_Exercise objective_. Count only the lines of the records that hold "this", then give the number without any other words.

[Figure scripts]
————

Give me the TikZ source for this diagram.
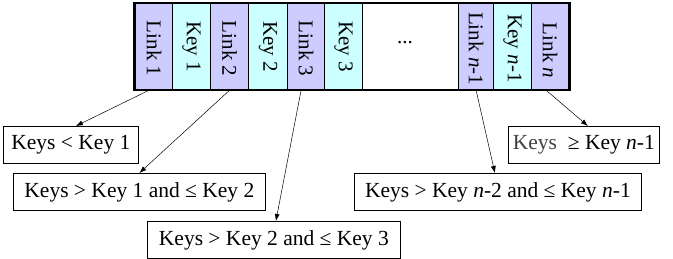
\documentclass[tikz,border=0pt]{standalone}
\usepackage{fontspec}
\setmainfont{Liberation Serif}
\usetikzlibrary{arrows.meta}
\definecolor{linkfill}{RGB}{204,204,255}
\definecolor{keyfill}{RGB}{204,255,255}
\begin{document}
\begin{tikzpicture}[x=1pt,y=-1pt,
  cellbox/.style={draw, line width=1.2pt, minimum height=86pt, inner sep=0pt, anchor=north west},
  linkc/.style={cellbox, fill=linkfill},
  keyc/.style={cellbox, fill=keyfill},
  vt/.style={rotate=-90, inner sep=0pt, font=\fontsize{21}{24}\selectfont},
  keybox/.style={draw, line width=0.8pt, inner sep=0pt, minimum height=37pt, anchor=north west, font=\fontsize{21.5}{24}\selectfont},
  arr/.style={-{Latex[length=7pt,width=5pt]}, line width=0.5pt}]
\useasboundingbox (0,0) rectangle (673,259);
% cells
\node[linkc, minimum width=37pt] (l1) at (135,3) {};
\node[keyc,  minimum width=38pt] (k1) at (172,3) {};
\node[linkc, minimum width=38pt] (l2) at (210,3) {};
\node[keyc,  minimum width=39pt] (k2) at (248,3) {};
\node[linkc, minimum width=37pt] (l3) at (287,3) {};
\node[keyc,  minimum width=38pt] (k3) at (324,3) {};
\node[linkc, minimum width=35pt] (ln1) at (458,3) {};
\node[keyc,  minimum width=38pt] (kn1) at (493,3) {};
\node[linkc, minimum width=37pt] (ln) at (531,3) {};
\node[draw, line width=2pt, minimum width=436pt, minimum height=87pt, inner sep=0pt, anchor=north west] (outer) at (133,2.5) {};
% vertical labels
\node[vt] (t1) at ([yshift=-2pt]l1.center) {Link 1};
\node[vt] (t2) at (k1.center) {Key 1};
\node[vt] (t3) at ([yshift=-2pt]l2.center) {Link 2};
\node[vt] (t4) at (k2.center) {Key 2};
\node[vt] (t5) at ([yshift=-2pt]l3.center) {Link 3};
\node[vt] (t6) at (k3.center) {Key 3};
\node[font=\fontsize{21}{24}\selectfont] (dots) at (405,43) {...};
\node[vt] (t7) at ([yshift=-2pt]ln1.center) {Link \textit{n}-1};
\node[vt] (t8) at ([yshift=-2pt]kn1.center) {Key \textit{n}-1};
\node[vt] (t9) at ([yshift=-4pt]ln.center) {Link \textit{n}};
% key range boxes
\node[keybox, minimum width=135pt] (b1) at (3,126) {Keys < Key 1};
\node[keybox, minimum width=252pt] (b2) at (13,173) {Keys > Key 1 and ≤ Key 2};
\node[keybox, minimum width=253pt] (b3) at (147,221) {Keys > Key 2 and ≤ Key 3};
\node[keybox, minimum width=151pt] (b4) at (508,126) {{\color{black!75}Keys}\ \ ≥ Key \textit{n}-1};
\node[keybox, minimum width=287pt] (b5) at (354,173) {Keys > Key \textit{n}-2 and ≤ Key \textit{n}-1};
% connectors
\draw[arr] ([xshift=-5pt]l1.south) -- ([xshift=5pt]b1.north);
\draw[arr] (l2.south) -- (b2.north);
\draw[arr] ([xshift=-5pt]l3.south) -- ([xshift=2pt]b3.north);
\draw[arr] (ln1.south) -- ([xshift=-3pt]b5.north);
\draw[arr] ([xshift=-4pt]ln.south) -- ([xshift=4pt]b4.north);
\end{tikzpicture}
\end{document}
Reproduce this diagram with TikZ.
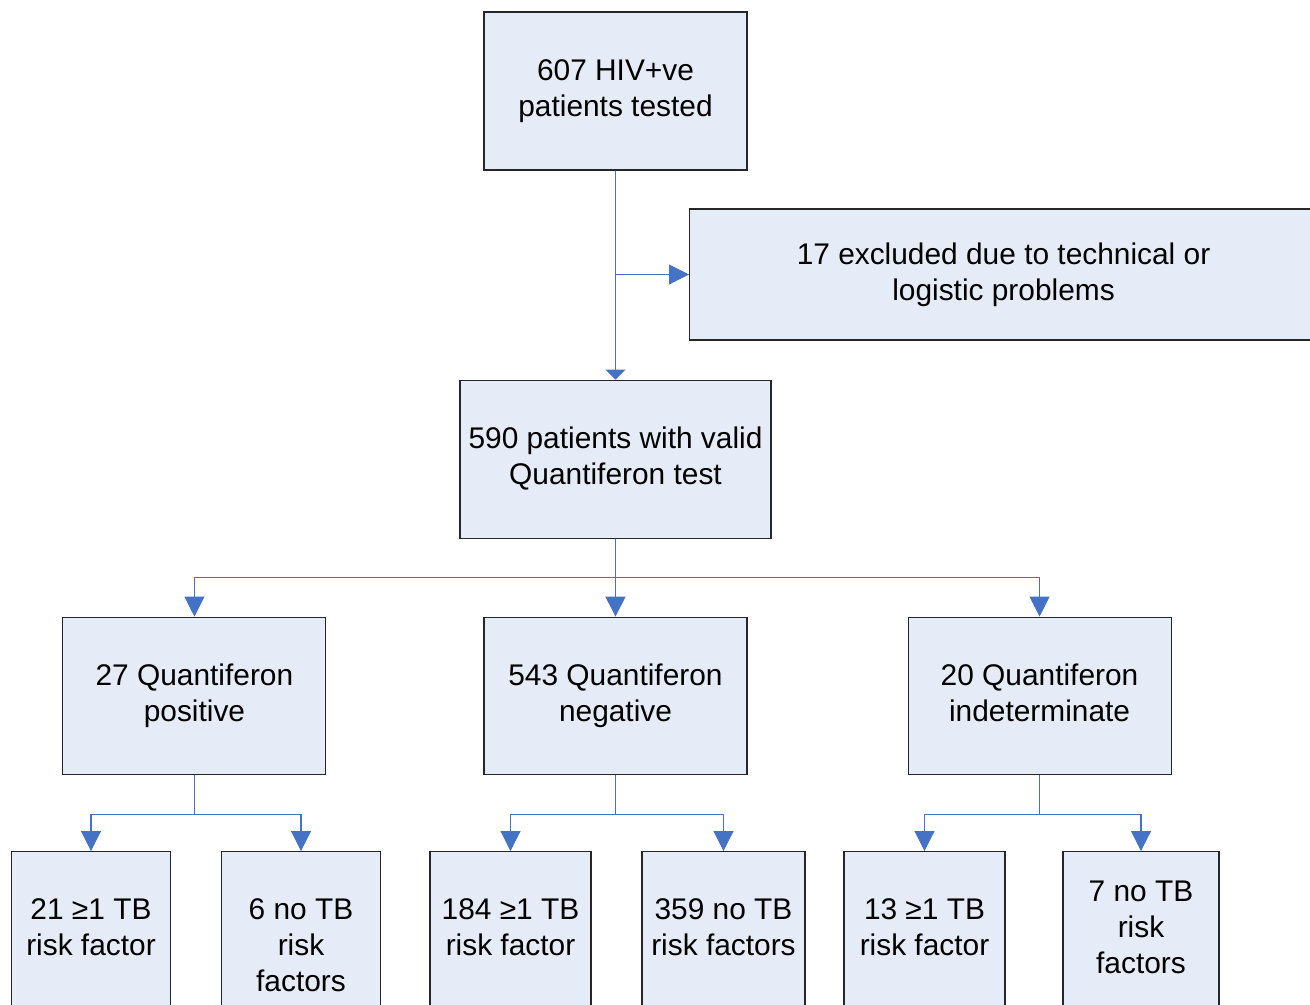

————

_Final result_. 2